Running late with getting this week's Original Art Sundays up- the page is done, but not scanned- have faith! It's a good one!
Meanwhile, I've been thinking about comics formatting. Not the old Web vs. Print saw, though that comes to mind too. No, I've been wondering about the different sizes that comics appear in. Not the mural "comics" seen in public art, which I also enjoy, but actual print comics.
The smallest comic I've ever seen is the gumball machine comics that Marvel put out in the 60s. Single images with text on the facing page, formatted similar to a Big Little Book, these fit inside a plastic capsule and were vended out of gumball machines.
Product shown actual size, give or take.
The next size up is the tract. This saddle stapled, or sometimes front stapled, long booklets served as the template for the morally opposite Jack Chick tracts as well as many of the Tijuana Bibles.
The zine, usually a collection of gatefolded single sheets, very popular in the 90s, is the next size up.

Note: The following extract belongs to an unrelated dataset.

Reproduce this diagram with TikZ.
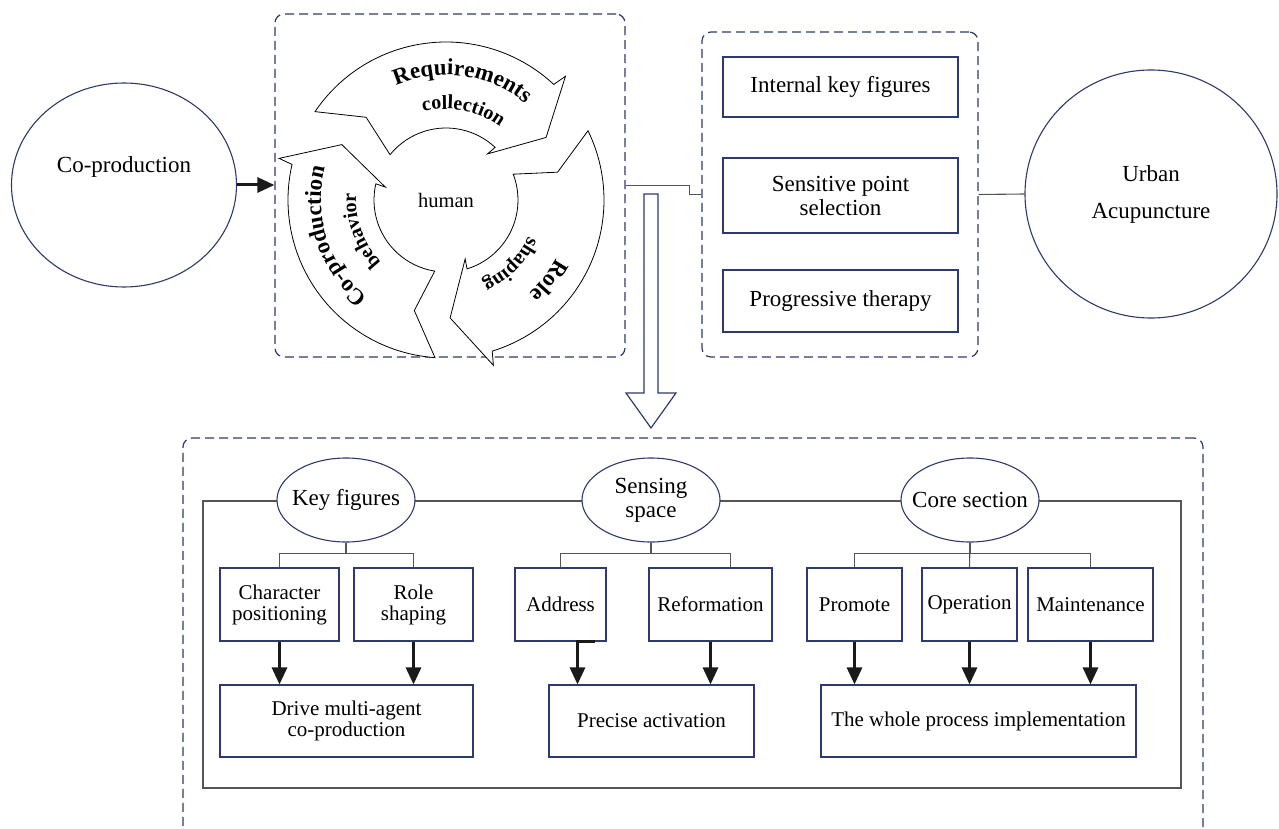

One of the evolutions of the zine is the local annual event, Lutefisk Sushi, which compiles zines and small press comics by Minneapolis area creators into a spiffy box.
This is another one of those things that I don't quite get around to doing every year.
Golden Age comics were slightly larger than Silver Age and modern comics.
The Treasury Editions of the 70s were the next size up.
Then come the broadsides, comics intended to emulate newspaper sections in size.
Two examples of these are Wednesday Comics and its slightly smaller predecessor, The Clock Maker.
There was also that Giant Book of Comics from the early 70s, sandwiched in between the Treasury Edition and the tabloid, size- wise.
Image to follow when I find the exact title!
The point is that a wide variation in narrative and aesthetic possibilities is offered within the comics format. But before these possibilities can be realized, we must look at the scope of the format itself. If we're talking about comics as printed commodities, we must consider the range of the formats in which they are printed.
This brief overview does not include things like manga phonebooks, European albums, or Russian or African variations.
Looks like there are as many sizes as there are stories!